Sited in a former icehouse on the banks of the river, Tweed-Sark Cinema is an audiovisual study of human relationships with the ecosystems of the two rivers they inhabit and rely upon – the Sark in the west and the Tweed in the east, which mark the English-Scottish border. Produced in collaboration with Pete Smith, professor of soils and global change at the University of Aberdeen, the work developed out of Cinema Sark, which was installed beneath the A74(M) Sark Bridge at Gretna as part of the 2013 Environmental Arts Festival.
Found sound, commissioned music, archival material and contemporary footage, including interviews with some of those “who live and work along the catchments of the Sark and Tweed from their headwaters in the Eskdale and Moffat hills to the Solway Estuary and the North Sea”, are synchronised across four screens. Environmental sensors placed along the river catchments capture live data that the video and audio tracks respond to.

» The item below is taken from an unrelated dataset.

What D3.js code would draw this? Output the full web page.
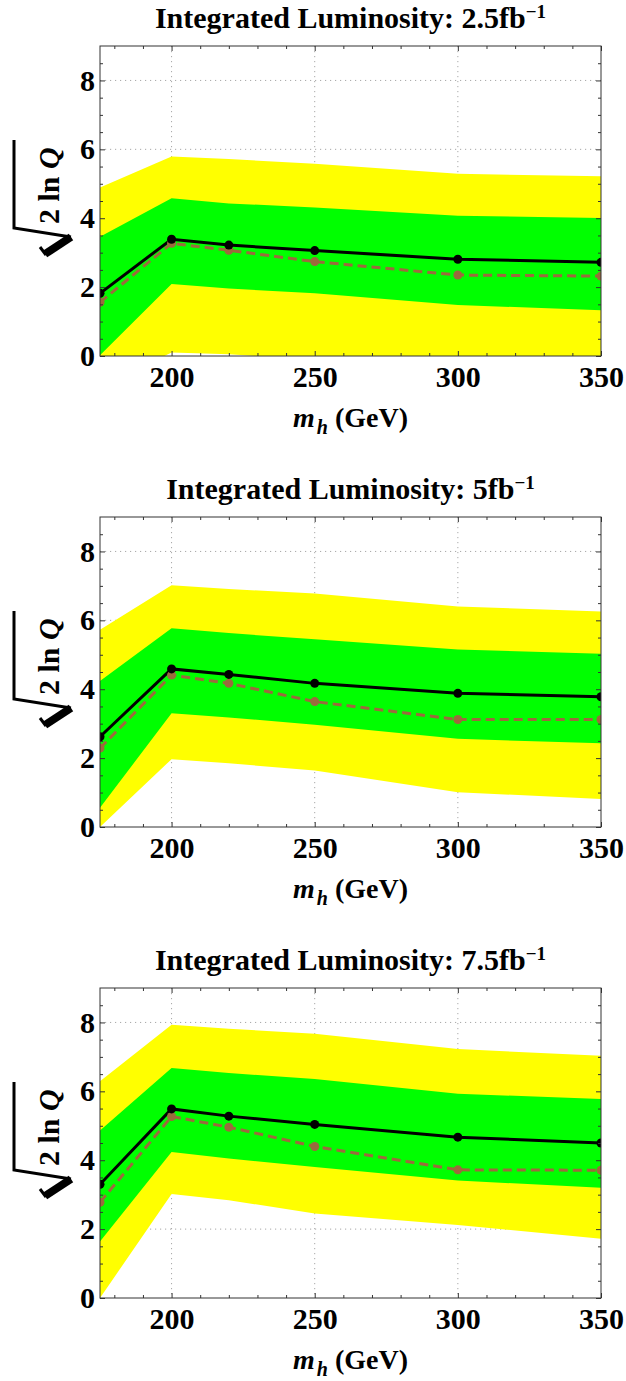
<!DOCTYPE html>
<html lang="en">
<head>
<meta charset="utf-8">
<title>sqrt(2 ln Q) vs m_h</title>
<script src="https://cdn.jsdelivr.net/npm/d3@7"></script>
<style>
  body { margin: 0; background: #ffffff; }
  .grid line { stroke: #a8a8a8; stroke-width: 1; stroke-dasharray: 1.2,3.8; }
  .tick line { stroke: #333; }
</style>
</head>
<body>
<svg id="chart"></svg>
<script>
// higgs masses (GeV) where the points sit
var masses = [175, 200, 220, 250, 300, 350];
var lumiLabels = ["2.5", "5", "7.5"];

// black solid line, one row per luminosity
var solidLine = [
  [1.82, 3.39, 3.22, 3.06, 2.81, 2.72],
  [2.62, 4.59, 4.43, 4.17, 3.88, 3.78],
  [3.30, 5.49, 5.28, 5.04, 4.67, 4.50]
];
// brown dashed line
var dashedLine = [
  [1.56, 3.27, 3.07, 2.74, 2.35, 2.32],
  [2.29, 4.41, 4.17, 3.64, 3.12, 3.12],
  [2.78, 5.27, 4.96, 4.40, 3.72, 3.71]
];
// 1 sigma band (green)
var greenHi = [
  [3.46, 4.58, 4.43, 4.31, 4.07, 4.01],
  [4.24, 5.77, 5.63, 5.45, 5.15, 5.03],
  [4.86, 6.68, 6.53, 6.36, 5.93, 5.78]
];
var greenLo = [
  [0.02, 2.09, 1.96, 1.82, 1.48, 1.33],
  [0.56, 3.30, 3.18, 2.97, 2.56, 2.43],
  [1.64, 4.24, 4.05, 3.80, 3.41, 3.20]
];
// 2 sigma band (yellow)
var yellowHi = [
  [4.89, 5.79, 5.72, 5.58, 5.29, 5.22],
  [5.73, 7.02, 6.91, 6.78, 6.40, 6.26],
  [6.29, 7.93, 7.82, 7.67, 7.23, 7.03]
];
var yellowLo = [
  [-0.9, 0.10, 0.05, -0.10, -0.30, -0.50],
  [0.00, 1.97, 1.85, 1.64, 1.01, 0.81],
  [0.00, 3.02, 2.84, 2.45, 2.12, 1.72]
];

var xMajor = [200, 250, 300, 350];
var yMajor = [0, 2, 4, 6, 8];

var FONT = "'Liberation Serif', 'Times New Roman', Times, serif";

var svgWidth = 626, svgHeight = 1381;
var margin = { top: 46, left: 100 };
var width = 501, height = 310;
var panelStep = 471;

var svg = d3.select("#chart")
    .attr("width", svgWidth)
    .attr("height", svgHeight);

var xScale = d3.scaleLinear().domain([175, 350]).range([0, width]);
var yScale = d3.scaleLinear().domain([0, 9]).range([height, 0]);

var xMinor = d3.range(180, 350, 10).filter(function(v) { return xMajor.indexOf(v) < 0; });
var yMinor = d3.range(0.5, 9, 0.5).filter(function(v) { return yMajor.indexOf(v) < 0; });

lumiLabels.forEach(function(lumi, p) {
  var top = margin.top + p * panelStep;

  var g = svg.append("g")
      .attr("transform", "translate(" + margin.left + "," + top + ")");

  g.append("clipPath").attr("id", "clip" + p)
    .append("rect").attr("width", width).attr("height", height);

  // grid lines
  var grid = g.append("g").attr("class", "grid");
  grid.selectAll("line.gx").data([200, 250, 300]).enter().append("line")
      .attr("x1", function(d) { return xScale(d); })
      .attr("x2", function(d) { return xScale(d); })
      .attr("y1", 0).attr("y2", height);
  grid.selectAll("line.gy").data([2, 4, 6, 8]).enter().append("line")
      .attr("y1", function(d) { return yScale(d); })
      .attr("y2", function(d) { return yScale(d); })
      .attr("x1", 0).attr("x2", width);

  var plot = g.append("g").attr("clip-path", "url(#clip" + p + ")");

  function band(lo, hi) {
    return d3.area()
      .x(function(d, i) { return xScale(masses[i]); })
      .y0(function(d, i) { return yScale(lo[i]); })
      .y1(function(d, i) { return yScale(hi[i]); })(masses);
  }

  plot.append("path").attr("d", band(yellowLo[p], yellowHi[p])).attr("fill", "#ffff00");
  plot.append("path").attr("d", band(greenLo[p], greenHi[p])).attr("fill", "#00ff00");

  var line = d3.line()
      .x(function(d, i) { return xScale(masses[i]); })
      .y(function(d) { return yScale(d); });

  plot.append("path").attr("d", line(dashedLine[p]))
      .attr("fill", "none").attr("stroke", "#9b6a3d")
      .attr("stroke-width", 3).attr("stroke-dasharray", "9,5");
  plot.append("path").attr("d", line(solidLine[p]))
      .attr("fill", "none").attr("stroke", "#000")
      .attr("stroke-width", 3);

  plot.selectAll("circle.dash").data(dashedLine[p]).enter().append("circle")
      .attr("cx", function(d, i) { return xScale(masses[i]); })
      .attr("cy", function(d) { return yScale(d); })
      .attr("r", 4.5).attr("fill", "#9b6a3d");
  plot.selectAll("circle.solid").data(solidLine[p]).enter().append("circle")
      .attr("cx", function(d, i) { return xScale(masses[i]); })
      .attr("cy", function(d) { return yScale(d); })
      .attr("r", 4.5).attr("fill", "#000");

  // ticks on all four sides
  function addAxis(axis, tf, labels) {
    var a = g.append("g").attr("transform", tf).call(axis)
        .attr("font-family", FONT).attr("font-weight", "bold").attr("font-size", 30);
    a.select(".domain").remove();
    a.selectAll("text").attr("fill", "#000");
    if (!labels) a.selectAll("text").remove();
  }
  addAxis(d3.axisBottom(xScale).tickValues(xMajor).tickSize(-5).tickPadding(10), "translate(0," + height + ")", true);
  addAxis(d3.axisBottom(xScale).tickValues(xMinor).tickSize(-3), "translate(0," + height + ")", false);
  addAxis(d3.axisTop(xScale).tickValues(xMajor).tickSize(-5), "translate(0,0)", false);
  addAxis(d3.axisTop(xScale).tickValues(xMinor).tickSize(-3), "translate(0,0)", false);
  addAxis(d3.axisLeft(yScale).tickValues(yMajor).tickSize(-5).tickPadding(5), "translate(0,0)", true);
  addAxis(d3.axisLeft(yScale).tickValues(yMinor).tickSize(-3), "translate(0,0)", false);
  addAxis(d3.axisRight(yScale).tickValues(yMajor).tickSize(-5), "translate(" + width + ",0)", false);
  addAxis(d3.axisRight(yScale).tickValues(yMinor).tickSize(-3), "translate(" + width + ",0)", false);

  // frame
  g.append("rect").attr("width", width).attr("height", height)
      .attr("fill", "none").attr("stroke", "#333").attr("stroke-width", 1);

  // title
  var title = g.append("text")
      .attr("x", width / 2).attr("y", -18)
      .attr("text-anchor", "middle")
      .attr("font-family", FONT).attr("font-weight", "bold")
      .attr("font-size", 30);
  title.append("tspan").text("Integrated Luminosity: " + lumi + "fb");
  title.append("tspan").attr("dy", -10).attr("font-size", 19).text("\u22121");

  // x label
  var xl = g.append("text")
      .attr("x", width / 2).attr("y", height + 71)
      .attr("text-anchor", "middle")
      .attr("font-family", FONT).attr("font-weight", "bold")
      .attr("font-size", 28);
  xl.append("tspan").attr("font-style", "italic").text("m");
  xl.append("tspan").attr("dx", 2).attr("dy", 7).attr("font-style", "italic").attr("font-size", 20).text("h");
  xl.append("tspan").attr("dy", -7).text(" (GeV)");

  // y label: radical sign + 2 ln Q
  var yl = svg.append("g").attr("transform", "translate(0," + (p * panelStep) + ")");
  yl.append("path")
      .attr("d", "M14,140 L14,228 L71,237")
      .attr("fill", "none").attr("stroke", "#000").attr("stroke-width", 3);
  yl.append("path")
      .attr("d", "M71,237 L45,254")
      .attr("fill", "none").attr("stroke", "#000").attr("stroke-width", 8);
  yl.append("path")
      .attr("d", "M46,255 L40,247")
      .attr("fill", "none").attr("stroke", "#000").attr("stroke-width", 3);
  var yt = yl.append("text")
      .attr("transform", "translate(59,224) rotate(-90)")
      .attr("font-family", FONT).attr("font-weight", "bold")
      .attr("font-size", 30);
  yt.append("tspan").text("2 ln ");
  yt.append("tspan").attr("font-style", "italic").text("Q");
});
</script>
</body>
</html>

The project as a whole is inspired by the concept of ecosystem services modelling. This identifies the dynamic relationships that exist between the production and consumption of resources, including soil formation and freshwater systems, energy generation, agriculture, fisheries, water regulation, noise pollution and even cultural practices such as recreation and heritage. References to all these appear within the images presented on the four video screens and the accompanying audio track.
As Wallace explains, “The River Sark doesn’t know it’s a border.” His installation was not intended as a direct statement about the current independence debates. Nonetheless, in its emphasis on the inextricable connectivity between processes of growth and decay, the ebb and flow of seasonal change, and the rhythms of daily lives on either side of the rivers’ banks, it underlines the fact that the border region is indeed a dynamic and hybrid place. It follows, then, that to think positively about the future for this region requires what has been termed a “place-based co-operation”, not competition or contested spaces. We need to adopt new ways of inhabiting the “borderlands” and perhaps of practising “borderliness”.

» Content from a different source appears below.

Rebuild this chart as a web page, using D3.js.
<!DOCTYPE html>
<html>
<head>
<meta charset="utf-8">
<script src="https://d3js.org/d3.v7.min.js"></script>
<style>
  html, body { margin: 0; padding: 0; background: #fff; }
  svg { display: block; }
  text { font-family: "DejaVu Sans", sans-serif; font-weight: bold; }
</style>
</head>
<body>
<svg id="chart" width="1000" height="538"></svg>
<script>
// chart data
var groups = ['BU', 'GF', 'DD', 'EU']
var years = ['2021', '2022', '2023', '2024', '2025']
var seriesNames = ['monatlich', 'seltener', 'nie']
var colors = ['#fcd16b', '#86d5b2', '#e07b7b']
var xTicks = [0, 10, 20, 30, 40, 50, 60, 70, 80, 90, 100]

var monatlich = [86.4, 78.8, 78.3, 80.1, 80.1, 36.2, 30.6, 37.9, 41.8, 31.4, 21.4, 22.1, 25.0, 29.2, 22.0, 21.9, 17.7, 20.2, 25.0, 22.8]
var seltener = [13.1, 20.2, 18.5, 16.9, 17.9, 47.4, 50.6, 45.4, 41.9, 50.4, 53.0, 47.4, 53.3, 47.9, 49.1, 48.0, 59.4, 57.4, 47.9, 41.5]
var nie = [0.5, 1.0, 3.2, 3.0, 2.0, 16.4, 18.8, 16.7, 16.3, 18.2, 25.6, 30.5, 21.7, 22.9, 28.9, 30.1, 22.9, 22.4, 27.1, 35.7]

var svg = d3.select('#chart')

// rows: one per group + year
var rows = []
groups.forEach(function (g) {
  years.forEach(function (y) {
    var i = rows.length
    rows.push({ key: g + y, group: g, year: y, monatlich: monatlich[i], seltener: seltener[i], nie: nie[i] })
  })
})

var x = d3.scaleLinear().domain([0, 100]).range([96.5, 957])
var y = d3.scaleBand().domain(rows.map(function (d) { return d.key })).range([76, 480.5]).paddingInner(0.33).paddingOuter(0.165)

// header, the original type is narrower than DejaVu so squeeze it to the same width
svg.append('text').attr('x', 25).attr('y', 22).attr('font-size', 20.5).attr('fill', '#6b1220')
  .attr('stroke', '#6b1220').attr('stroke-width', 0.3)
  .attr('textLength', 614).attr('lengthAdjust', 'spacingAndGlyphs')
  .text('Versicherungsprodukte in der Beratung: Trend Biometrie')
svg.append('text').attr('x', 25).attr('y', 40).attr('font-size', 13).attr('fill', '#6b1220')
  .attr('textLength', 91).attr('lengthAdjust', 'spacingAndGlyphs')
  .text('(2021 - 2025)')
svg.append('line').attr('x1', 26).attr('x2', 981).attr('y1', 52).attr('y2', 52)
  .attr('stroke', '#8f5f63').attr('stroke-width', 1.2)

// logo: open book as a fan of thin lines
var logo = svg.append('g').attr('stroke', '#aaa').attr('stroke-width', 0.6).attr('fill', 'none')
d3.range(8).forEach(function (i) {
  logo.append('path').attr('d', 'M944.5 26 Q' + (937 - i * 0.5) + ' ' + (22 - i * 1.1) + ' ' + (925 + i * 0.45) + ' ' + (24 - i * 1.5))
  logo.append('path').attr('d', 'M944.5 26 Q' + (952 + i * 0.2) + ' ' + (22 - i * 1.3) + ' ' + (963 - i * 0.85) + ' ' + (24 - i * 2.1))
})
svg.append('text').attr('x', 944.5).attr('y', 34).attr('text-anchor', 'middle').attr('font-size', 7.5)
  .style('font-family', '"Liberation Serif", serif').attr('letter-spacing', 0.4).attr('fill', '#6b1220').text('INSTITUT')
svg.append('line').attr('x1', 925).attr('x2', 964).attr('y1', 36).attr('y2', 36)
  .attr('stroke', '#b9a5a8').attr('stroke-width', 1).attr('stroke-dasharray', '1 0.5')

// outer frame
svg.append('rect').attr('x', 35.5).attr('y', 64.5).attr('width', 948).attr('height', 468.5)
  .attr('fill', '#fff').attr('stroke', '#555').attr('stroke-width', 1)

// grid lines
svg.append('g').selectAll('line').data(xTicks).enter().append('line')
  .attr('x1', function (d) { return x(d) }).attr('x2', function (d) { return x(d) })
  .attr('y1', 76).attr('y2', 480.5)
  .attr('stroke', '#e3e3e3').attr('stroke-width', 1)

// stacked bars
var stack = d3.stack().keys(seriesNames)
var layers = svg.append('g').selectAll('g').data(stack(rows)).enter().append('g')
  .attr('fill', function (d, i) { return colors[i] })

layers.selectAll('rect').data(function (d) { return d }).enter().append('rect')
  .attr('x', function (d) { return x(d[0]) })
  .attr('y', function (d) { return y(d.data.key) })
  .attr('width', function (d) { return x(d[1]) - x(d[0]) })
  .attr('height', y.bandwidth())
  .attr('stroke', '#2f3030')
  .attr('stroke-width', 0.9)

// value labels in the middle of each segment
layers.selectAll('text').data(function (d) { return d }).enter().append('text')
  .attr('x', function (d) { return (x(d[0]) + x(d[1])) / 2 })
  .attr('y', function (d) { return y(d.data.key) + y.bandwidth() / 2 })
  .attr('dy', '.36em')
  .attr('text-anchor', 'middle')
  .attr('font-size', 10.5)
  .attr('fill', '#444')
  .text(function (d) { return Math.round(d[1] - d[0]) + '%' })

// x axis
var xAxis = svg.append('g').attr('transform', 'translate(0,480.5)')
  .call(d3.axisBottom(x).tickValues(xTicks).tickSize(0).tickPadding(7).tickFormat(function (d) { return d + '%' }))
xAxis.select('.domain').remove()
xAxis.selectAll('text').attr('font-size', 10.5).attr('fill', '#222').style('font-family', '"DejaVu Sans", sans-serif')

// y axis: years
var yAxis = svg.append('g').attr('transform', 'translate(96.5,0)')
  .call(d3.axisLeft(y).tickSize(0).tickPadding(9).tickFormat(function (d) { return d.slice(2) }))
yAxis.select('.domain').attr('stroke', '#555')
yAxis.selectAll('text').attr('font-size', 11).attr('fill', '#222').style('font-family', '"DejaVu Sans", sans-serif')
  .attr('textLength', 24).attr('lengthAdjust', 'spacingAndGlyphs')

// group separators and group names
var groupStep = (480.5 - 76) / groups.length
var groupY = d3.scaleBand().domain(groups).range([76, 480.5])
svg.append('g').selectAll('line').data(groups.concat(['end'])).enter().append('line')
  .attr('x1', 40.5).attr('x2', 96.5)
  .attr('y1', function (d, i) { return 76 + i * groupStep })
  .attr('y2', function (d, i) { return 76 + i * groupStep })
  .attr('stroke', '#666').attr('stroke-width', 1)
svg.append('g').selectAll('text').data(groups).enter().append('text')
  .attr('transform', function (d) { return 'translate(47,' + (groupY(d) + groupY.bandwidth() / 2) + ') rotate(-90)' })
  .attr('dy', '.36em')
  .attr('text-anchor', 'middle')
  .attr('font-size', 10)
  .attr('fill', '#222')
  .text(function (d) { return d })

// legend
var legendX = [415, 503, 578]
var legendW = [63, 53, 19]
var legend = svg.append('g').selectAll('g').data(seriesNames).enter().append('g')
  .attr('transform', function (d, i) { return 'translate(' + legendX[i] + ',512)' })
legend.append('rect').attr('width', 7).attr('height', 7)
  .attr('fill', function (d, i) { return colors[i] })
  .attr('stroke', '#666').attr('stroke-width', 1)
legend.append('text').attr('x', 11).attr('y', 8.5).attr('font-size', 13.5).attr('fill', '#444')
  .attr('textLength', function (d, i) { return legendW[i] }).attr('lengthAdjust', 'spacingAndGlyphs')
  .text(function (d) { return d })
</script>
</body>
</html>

Across its four screens, Wallace’s creative framing of the environment of the English-Scottish border offers clear links with the larger focus of two current research projects associated with Northumbria University.
Keith Shaw’s contribution to an Economic and Social Research Council project – Close Friends? Assessing the Impact of Greater Scottish Autonomy on the North of England – has produced a series of recommendations aimed at fostering greater opportunities for cross-border and east-west collaborations in sectors of mutual concern, such as transport, energy, tourism, rural development, education and skills. My own contribution to an interdisciplinary Arts and Humanities Research Council research network – Northern Peripheries – has focused on rethinking habitual perceptions and cultural representations of border regions as marginal spaces, proposing that the northern peripheries should be seen as generative locations where diverse networks can and do develop. Whatever the result later this month, the fundamental question has to be: what next?